**SET EXERCISE:**
Your job is to return the lines between the line holding "Rebuild this chart" and the line holding "0.858], [], [0.877], []]", inclusive, exactly and with no pictures.

[start]

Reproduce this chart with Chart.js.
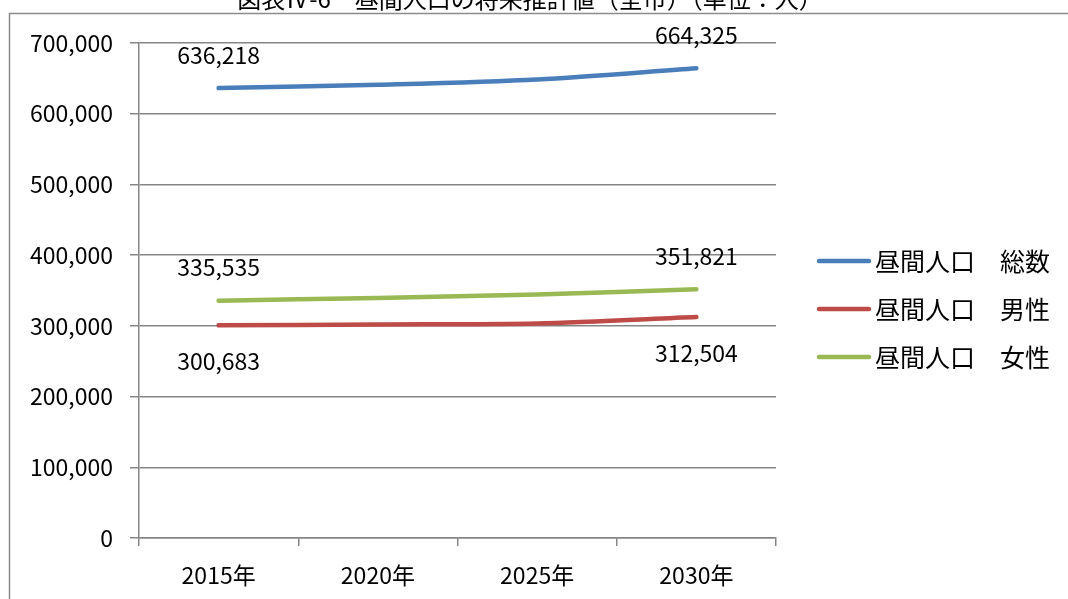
<!DOCTYPE html>
<html lang="ja">
<head>
<meta charset="utf-8">
<title>昼間人口の将来推計値</title>
<script src="https://cdn.jsdelivr.net/npm/chart.js@4"></script>
<style>
  html, body { margin: 0; padding: 0; background: #fff; }
  #wrap { width: 1068px; height: 599px; }
</style>
</head>
<body>
<div id="wrap"><canvas id="grafico" width="1068" height="599"></canvas></div>
<script>
// Dados do gráfico
const titulo = '図表Ⅳ-6　昼間人口の将来推計値（全市）（単位：人）';
const anos = ['2015年', '2020年', '2025年', '2030年'];
const nomesSeries = ['昼間人口　総数', '昼間人口　男性', '昼間人口　女性'];
const totalPop = [636218, 641000, 648500, 664325];
const masculino = [300683, 302000, 303500, 312504];
const feminino = [335535, 339500, 344500, 351821];
const ticksY = [0, 100000, 200000, 300000, 400000, 500000, 600000, 700000];

const cores = ['#4a7ebb', '#be4b48', '#98b954'];
const fonte = '"Noto Sans CJK JP", "Noto Sans", sans-serif';

// Moldura e título (cortado no topo, como no original)
const molduraPlugin = {
  id: 'moldura',
  beforeDraw(chart) {
    const ctx = chart.ctx;
    ctx.save();
    ctx.strokeStyle = '#8c8c8c';
    ctx.lineWidth = 1.5;
    ctx.beginPath();
    ctx.moveTo(9.5, 700);
    ctx.lineTo(9.5, 13.5);
    ctx.lineTo(1100, 13.5);
    ctx.stroke();
    ctx.fillStyle = '#000';
    ctx.font = '24px ' + fonte;
    ctx.textAlign = 'center';
    ctx.textBaseline = 'middle';
    ctx.fillText(titulo, 530, -1);
    ctx.restore();
  }
};

// Rótulos de dados só no primeiro e último ponto
const rotulosPlugin = {
  id: 'rotulos',
  afterDatasetsDraw(chart) {
    const ctx = chart.ctx;
    ctx.save();
    ctx.fillStyle = '#000';
    ctx.font = '23px ' + fonte;
    ctx.textAlign = 'center';
    ctx.textBaseline = 'middle';
    chart.data.datasets.forEach((ds, i) => {
      const meta = chart.getDatasetMeta(i);
      const abaixo = i === 1;
      [0, ds.data.length - 1].forEach(idx => {
        const p = meta.data[idx];
        const dy = abaixo ? 36 : -33;
        ctx.fillText(ds.data[idx].toLocaleString('en-US'), p.x, p.y + dy);
      });
    });
    ctx.restore();
  }
};

// Legenda desenhada à direita
const legendaPlugin = {
  id: 'legenda',
  afterDraw(chart) {
    const ctx = chart.ctx;
    ctx.save();
    ctx.font = '25px ' + fonte;
    ctx.textBaseline = 'middle';
    ctx.textAlign = 'left';
    chart.data.datasets.forEach((ds, i) => {
      const y = 261 + i * 48;
      ctx.strokeStyle = ds.borderColor;
      ctx.lineWidth = 4.5;
      ctx.lineCap = 'round';
      ctx.beginPath();
      ctx.moveTo(819, y);
      ctx.lineTo(869, y);
      ctx.stroke();
      ctx.fillStyle = '#000';
      ctx.fillText(ds.label, 875, y);
    });
    ctx.restore();
  }
};

const valores = [totalPop, masculino, feminino];

new Chart(document.getElementById('grafico'), {
  type: 'line',
  data: {
    labels: anos,
    datasets: nomesSeries.map((nome, i) => ({
      label: nome,
      data: valores[i],
      borderColor: cores[i],
      backgroundColor: cores[i],
      borderWidth: 4.5,
      borderCapStyle: 'round',
      pointRadius: 0,
      tension: 0.3
    }))
  },
  options: {
    responsive: false,
    animation: false,
    layout: { padding: { top: 43, right: 292, left: 0, bottom: 0 } },
    plugins: {
      legend: { display: false },
      title: { display: false },
      tooltip: { enabled: false }
    },
    scales: {
      x: {
        offset: true,
        grid: {
          offset: true,
          drawOnChartArea: false,
          color: '#868686',
          tickLength: 8,
          lineWidth: 1.5
        },
        border: { color: '#868686', width: 1.5 },
        ticks: {
          color: '#000',
          font: { size: 23, family: fonte },
          padding: 15,
          maxRotation: 0
        },
        afterFit: scale => { scale.height = 61; }
      },
      y: {
        min: 0,
        max: 700000,
        afterBuildTicks: scale => { scale.ticks = ticksY.map(v => ({ value: v })); },
        grid: {
          color: '#868686',
          lineWidth: 1.5,
          tickLength: 9
        },
        border: { color: '#868686', width: 1.5 },
        ticks: {
          color: '#000',
          font: { size: 23, family: fonte },
          padding: 17,
          callback: v => v.toLocaleString('en-US')
        },
        afterFit: scale => { scale.width = 139; }
      }
    }
  },
  plugins: [molduraPlugin, rotulosPlugin, legendaPlugin]
});
</script>
</body>
</html>
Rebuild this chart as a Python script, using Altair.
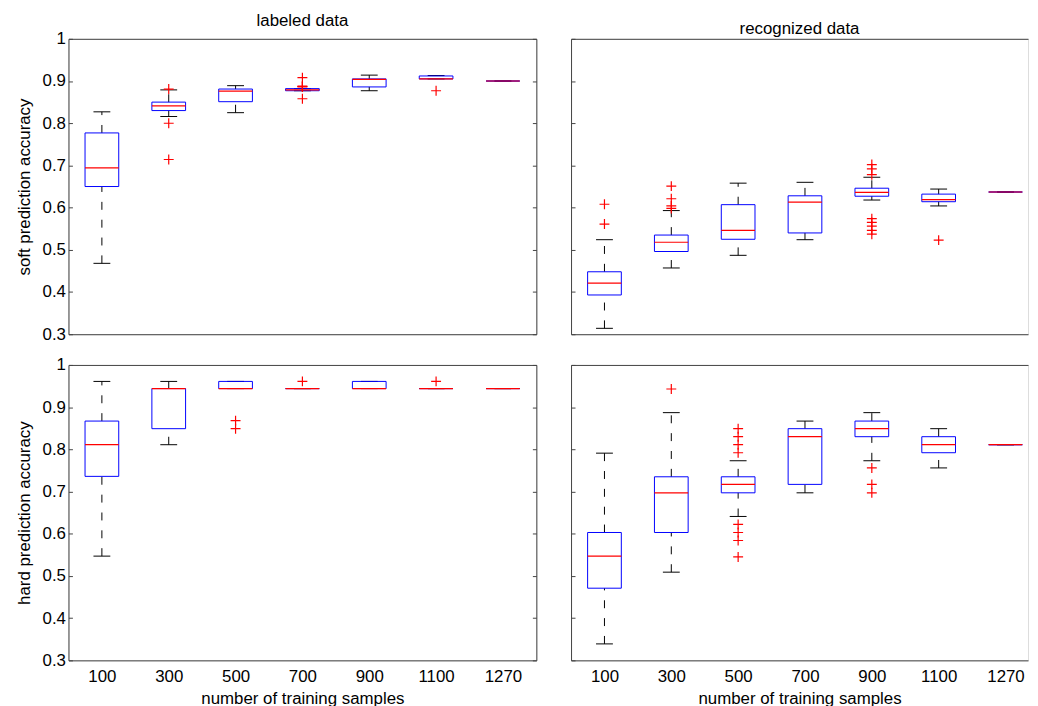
import altair as alt
import pandas as pd

categories = ["100", "300", "500", "700", "900", "1100", "1270"]

# soft prediction accuracy, labeled data
sl_low = [0.468, 0.816, 0.825, 0.877, 0.877, 0.905, 0.900]
sl_q1 = [0.650, 0.830, 0.851, 0.877, 0.886, 0.905, 0.900]
sl_med = [0.694, 0.841, 0.876, 0.879, 0.904, 0.905, 0.900]
sl_q3 = [0.777, 0.850, 0.881, 0.882, 0.905, 0.912, 0.900]
sl_high = [0.827, 0.879, 0.889, 0.882, 0.914, 0.913, 0.900]
sl_out = [[], [0.881, 0.800, 0.714], [], [0.908, 0.888, 0.887, 0.886, 0.858], [], [0.877], []]

# soft prediction accuracy, recognized data
sr_low = [0.314, 0.457, 0.487, 0.524, 0.618, 0.604, 0.637]
sr_q1 = [0.393, 0.496, 0.525, 0.540, 0.627, 0.614, 0.637]
sr_med = [0.421, 0.518, 0.546, 0.613, 0.636, 0.619, 0.637]
sr_q3 = [0.448, 0.535, 0.607, 0.628, 0.646, 0.632, 0.637]
sr_high = [0.524, 0.593, 0.658, 0.660, 0.672, 0.644, 0.637]
sr_out = [[0.608, 0.561], [0.651, 0.621, 0.604, 0.598], [], [],
          [0.702, 0.692, 0.678, 0.574, 0.565, 0.556, 0.546, 0.537], [0.523], []]

# hard prediction accuracy, labeled data
hl_low = [0.547, 0.811, 0.944, 0.944, 0.944, 0.944, 0.944]
hl_q1 = [0.736, 0.849, 0.944, 0.944, 0.944, 0.944, 0.944]
hl_med = [0.811, 0.944, 0.944, 0.944, 0.944, 0.944, 0.944]
hl_q3 = [0.867, 0.944, 0.961, 0.944, 0.961, 0.944, 0.944]
hl_high = [0.961, 0.961, 0.961, 0.944, 0.961, 0.944, 0.944]
hl_out = [[], [], [0.868, 0.849], [0.961], [], [0.961], []]

# hard prediction accuracy, recognized data
hr_low = [0.339, 0.509, 0.641, 0.697, 0.773, 0.756, 0.811]
hr_q1 = [0.471, 0.603, 0.697, 0.717, 0.830, 0.792, 0.811]
hr_med = [0.547, 0.697, 0.717, 0.830, 0.849, 0.811, 0.811]
hr_q3 = [0.603, 0.735, 0.735, 0.849, 0.867, 0.830, 0.811]
hr_high = [0.791, 0.887, 0.773, 0.867, 0.887, 0.849, 0.811]
hr_out = [[], [0.943], [0.849, 0.830, 0.811, 0.792, 0.622, 0.603, 0.584, 0.545], [],
          [0.756, 0.717, 0.697], [], []]

y_ticks = [0.3, 0.4, 0.5, 0.6, 0.7, 0.8, 0.9, 1.0]

W_LEFT, W_RIGHT, H = 472, 461, 298
STEP = W_LEFT / len(categories)
BOX_W, CAP_W = 34, 17
FONT = "Liberation Sans"
FS = 17
FRAME = "#444444"
PLUS = "M-1,0L1,0M0,-1L0,1"
LABEL_EXPR = "[" + ",".join("'%s'" % c for c in categories) + "][datum.value]"


def panel(low, q1, med, q3, high, outliers, is_left, xlabels, ytitle, title):
    pos = list(range(len(categories)))
    df = pd.DataFrame({"pos": pos, "n": categories, "low": low, "q1": q1, "med": med,
                       "q3": q3, "high": high})
    odf = pd.DataFrame([(p, v) for p, vals in zip(pos, outliers) for v in vals],
                       columns=["pos", "v"])
    width = W_LEFT if is_left else W_RIGHT
    xmax = -0.5 + width / STEP
    xscale = alt.Scale(domain=[-0.5, xmax], nice=False, zero=False, padding=0)
    if xlabels:
        xaxis = alt.Axis(values=pos, labelExpr=LABEL_EXPR, labelAngle=0, ticks=False,
                         domain=True, domainColor=FRAME, grid=False,
                         labelFlush=False, labelOverlap=False,
                         labelFontSize=FS, labelColor="black", labelPadding=8,
                         title="number of training samples", titleFontSize=FS,
                         titleFontWeight="normal", titleColor="black", titlePadding=7,
                         labelFont=FONT, titleFont=FONT)
    else:
        xaxis = alt.Axis(values=pos, labels=False, ticks=False, domain=True,
                         domainColor=FRAME, grid=False, title=None)
    top_axis = alt.Axis(orient="top", values=pos, labels=False, ticks=False, domain=True,
                        domainColor=FRAME, grid=False, title=None)
    yscale = alt.Scale(domain=[0.3, 1.0], nice=False, zero=False, padding=0)
    left_axis = alt.Axis(values=y_ticks, format=".1~f", labels=is_left, domain=True,
                         domainColor=FRAME, tickSize={"expr": "-4"}, tickColor=FRAME,
                         grid=False, labelFontSize=FS, labelColor="black", labelFont=FONT,
                         labelPadding=7, title=ytitle if is_left else None, titleFontSize=FS,
                         titleFontWeight="normal", titleColor="black", titleFont=FONT,
                         titlePadding=9)
    right_axis = alt.Axis(values=y_ticks, orient="right", labels=False, domain=True,
                          domainColor=FRAME, tickSize={"expr": "-4"}, tickColor=FRAME,
                          grid=False, title=None)

    def X(axis):
        return alt.X("pos:Q", scale=xscale, axis=axis)

    base = alt.Chart(df)
    whisk_hi = base.mark_rule(color="black", strokeWidth=1, strokeDash=[8, 10]).encode(
        x=X(None), y=alt.Y("q3:Q", scale=yscale, axis=None), y2="high:Q")
    whisk_lo = base.mark_rule(color="black", strokeWidth=1, strokeDash=[8, 10]).encode(
        x=X(None), y=alt.Y("low:Q", scale=yscale, axis=None), y2="q1:Q")
    cap_hi = base.mark_tick(color="black", thickness=1, size=CAP_W, opacity=1,
                            orient="horizontal").encode(
        x=X(None), y=alt.Y("high:Q", scale=yscale, axis=None))
    cap_lo = base.mark_tick(color="black", thickness=1, size=CAP_W, opacity=1,
                            orient="horizontal").encode(
        x=X(None), y=alt.Y("low:Q", scale=yscale, axis=None))
    box = base.mark_bar(size=BOX_W, fillOpacity=0, stroke="#0000ff", strokeWidth=1).encode(
        x=X(xaxis), y=alt.Y("q1:Q", scale=yscale, axis=left_axis), y2="q3:Q")
    median = base.mark_tick(color="#ff0000", thickness=1.2, size=BOX_W, opacity=1,
                            orient="horizontal").encode(
        x=X(top_axis),
        y=alt.Y("med:Q", scale=yscale, axis=right_axis if is_left else None))
    outs = alt.Chart(odf).mark_point(shape=PLUS, size=100, filled=False, color="#ff0000",
                                     strokeWidth=1.2, opacity=1).encode(
        x=X(None), y=alt.Y("v:Q", scale=yscale, axis=None))
    ch = alt.layer(whisk_hi, whisk_lo, cap_hi, cap_lo, box, median, outs).resolve_axis(
        x="independent", y="independent").properties(width=width, height=H)
    if title:
        ch = ch.properties(title=alt.TitleParams(title, fontSize=FS, fontWeight="normal",
                                                 font=FONT, color="black", offset=0,
                                                 frame="group"))
    return ch


tl = panel(sl_low, sl_q1, sl_med, sl_q3, sl_high, sl_out, True, False,
           "soft prediction accuracy", "labeled data")
tr = panel(sr_low, sr_q1, sr_med, sr_q3, sr_high, sr_out, False, False,
           None, "recognized data")
bl = panel(hl_low, hl_q1, hl_med, hl_q3, hl_high, hl_out, True, True,
           "hard prediction accuracy", None)
br = panel(hr_low, hr_q1, hr_med, hr_q3, hr_high, hr_out, False, True,
           None, None)

top_row = alt.hconcat(tl, tr, spacing=35, bounds="flush")
bottom_row = alt.hconcat(bl, br, spacing=35, bounds="flush")

chart = alt.vconcat(top_row, bottom_row, spacing=12).properties(
    padding={"left": 6, "top": 0, "right": 1, "bottom": 0}
).configure_view(stroke="transparent").configure(background="white")

chart.save("out.html", embed_options={"renderer": "svg", "actions": False})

[end]

**COMPLETE OUTPUT:**
Rebuild this chart as a Python script, using Altair.
import altair as alt
import pandas as pd

categories = ["100", "300", "500", "700", "900", "1100", "1270"]

# soft prediction accuracy, labeled data
sl_low = [0.468, 0.816, 0.825, 0.877, 0.877, 0.905, 0.900]
sl_q1 = [0.650, 0.830, 0.851, 0.877, 0.886, 0.905, 0.900]
sl_med = [0.694, 0.841, 0.876, 0.879, 0.904, 0.905, 0.900]
sl_q3 = [0.777, 0.850, 0.881, 0.882, 0.905, 0.912, 0.900]
sl_high = [0.827, 0.879, 0.889, 0.882, 0.914, 0.913, 0.900]
sl_out = [[], [0.881, 0.800, 0.714], [], [0.908, 0.888, 0.887, 0.886, 0.858], [], [0.877], []]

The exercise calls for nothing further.